On Saturday, the daily newspaper Al-Ayyam quoted a senior minister in the Bahrain regime declaring that the INAA “will face legal measures after it organized an unlawful demonstration yesterday.”

Opposition leaders are threatened with arrest. The regime has increasingly cracked down on dissent. In the past month alone, it jailed three young men for running an online discussion forum—Bahrainonline.org—that posted comments critical of the regime. It accused them of “defamation...inciting hatred against the regime and spreading rumors and lies that could cause disorder.”

Also arrested March 9 were three members of a recently formed Committee of the Unemployed for distributing leaflets urging participation in a picket on behalf of the jobless. It is estimated that as much as 25 percent of the country’s population are unemployed.
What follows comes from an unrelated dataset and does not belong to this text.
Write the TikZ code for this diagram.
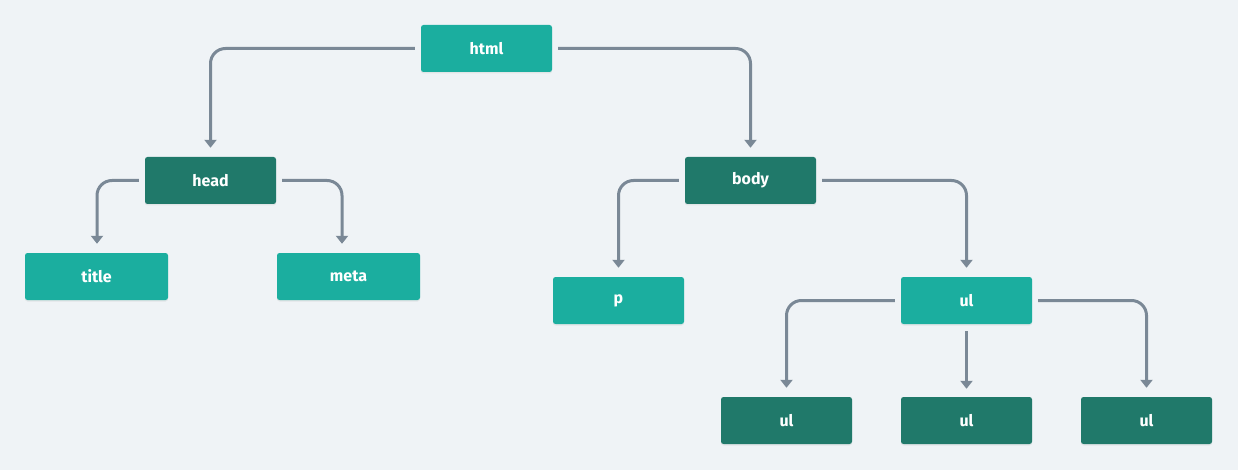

An opposition group reported that the three were subjected to physical abuse and harsh interrogations.

Last September, Abd al-Hadi al-Khawaja, vice-president of the Bahrain Center for Human Rights, was arrested for violating royal decrees restricting freedom of speech and association. The rights group was also proscribed.
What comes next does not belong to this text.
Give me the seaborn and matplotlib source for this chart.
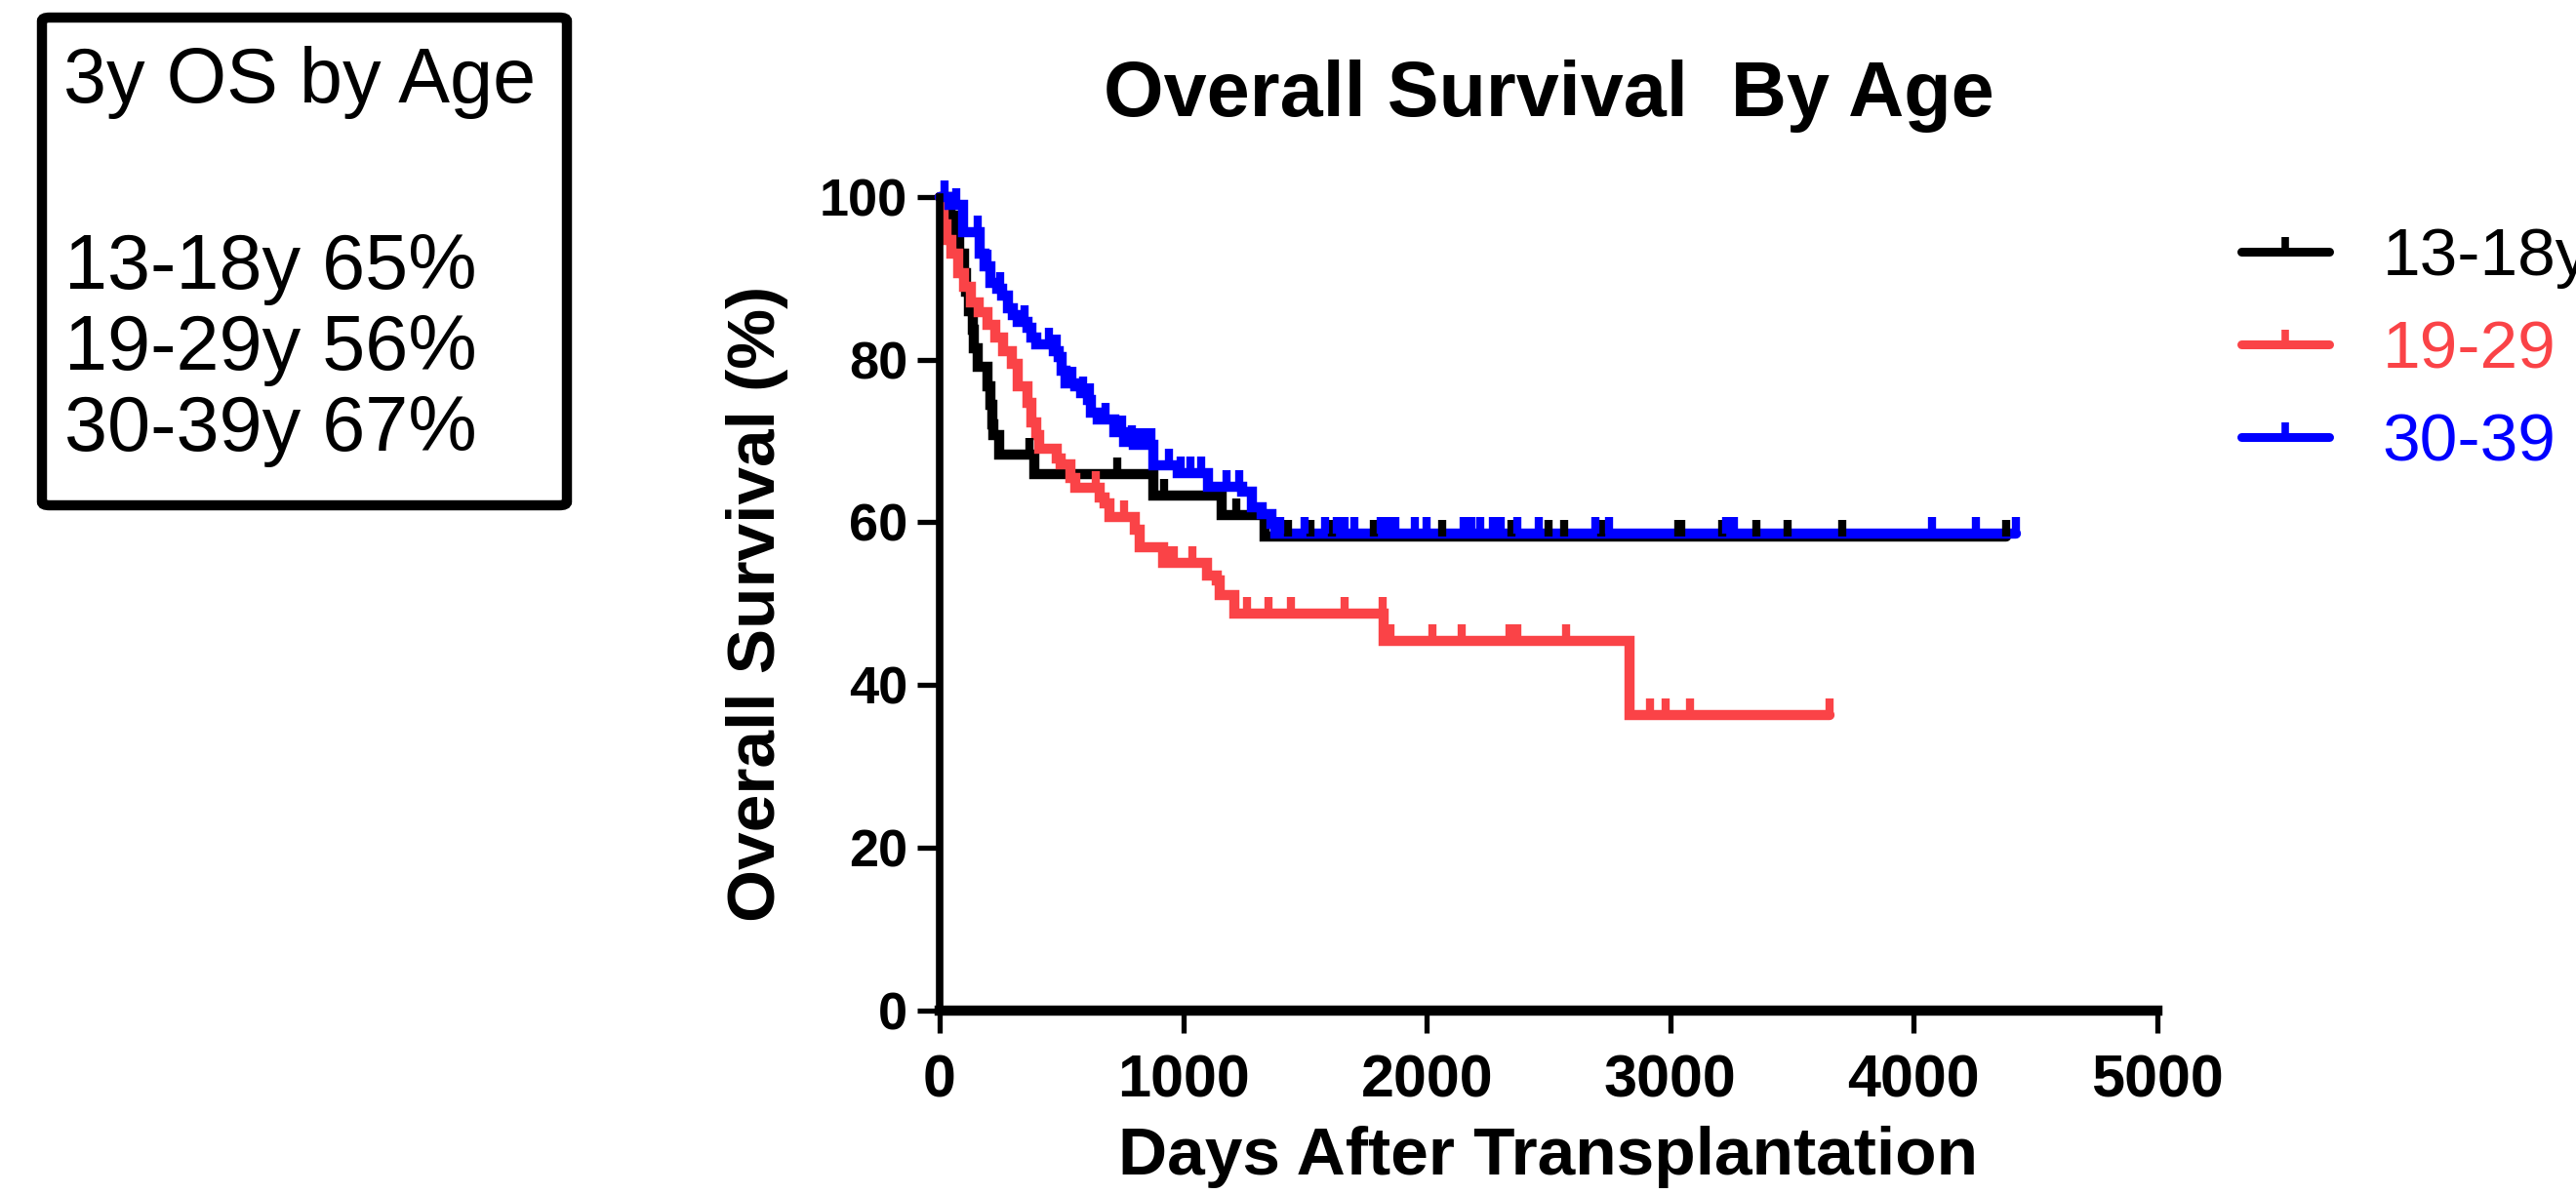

Al-Khawaja earned the monarchy’s wrath by speaking at a public forum on poverty and social inequality in Bahrain, blaming the policies of Prime Minister Shaikh Khalifa bin Salman al-Khalifa—the king’s uncle. The regime is a family affair, with al-Khalifas occupying 10 of the 21 ministries, including all those most important to the exercise of state power.

While the Shia community represents an estimated 70 percent of the country’s population, there are only five Shia ministers in the government, all of them occupying relatively unimportant posts. In the last elections, the ruling family shamelessly gerrymandered electoral districts to dilute the Shia vote.

Given the Bush administration’s incessant proclamations of its dedication to the struggle for democracy and against tyranny, one might anticipate the administration embracing the demonstration in Bahrain as an indication of a democratic wave sweeping the Middle East.

After all, here were tens of thousands openly defying a regime that suppresses freedom of speech and assembly, discriminates against the majority of the population and routinely locks up those who criticize it.

But George Bush did not take to the airwaves proclaiming his desire for the liberation of the people of the Bahrain—as he has done in relation to Iran and Lebanon—nor did he suggest sanctions against the tyrannical monarchy, as he has implemented against the Syrian regime.

Rather, there was an embarrassed silence, both in Washington and the media. The events in Bahrain cannot be reported because they expose US policy as a lie.

Washington is not condemning this tyrant, because he is a pliant and valued instrument of US imperialist policy in the region. The small gulf emirate he rules serves as the headquarters of the US Fifth Fleet. Some 4,500 US military personnel are deployed there, occupying a 79-acre base. The Navy and Marine components of the US Central Command are also based there, and the royal family allowed the use of its territory for carrying out military attacks on Iraq.

Economically, the autocratic regime has likewise subordinated itself to Washington, signing a free trade pact last year that effectively abrogated an existing customs union joining it with Saudi Arabia and other Gulf states. US firms dominate the oil sector.

With a population and landmass that are both approximately equivalent to those of Indianapolis, Indiana, Bahrain has been designated as a “major non-NATO ally.”

Last November, when King Hamad flew to the US, the White House celebrated him as “the first Arab leader to meet President George W. Bush since his re-election as US president.”

During the visit, then-Secretary of State Colin Powell lauded the King for sharing the US commitment to “help the Iraqis have their election.” That the election staged in his own country was so blatantly rigged that political organizations representing the majority of the population boycotted them went unmentioned.

King Hamad’s regime in Bahrain, the Saudi royal family, Egypt’s Mubarak, General Musharraf of Pakistan and ex-Stalinist dictators like Karimov of Uzbekistan—these are the regimes that Washington props up and depends upon in the Middle East and Central Asia. They are the real face of the supposedly democratic goals of US imperialism in the region.

The reaction to the Bahrain protests serves to expose the obvious. In its pretense of a worldwide crusade for democracy and against tyranny, US imperialism designates who is a democrat and who is a tyrant based entirely upon its own strategic interests. Thus, protests in Lebanon that are seen as a means of strengthening both US and Israeli dominance in the region are celebrated by the US government and given massive coverage in the media, while a demonstration in Bahrain that threatens to undermine a US-backed regime is censored from the news.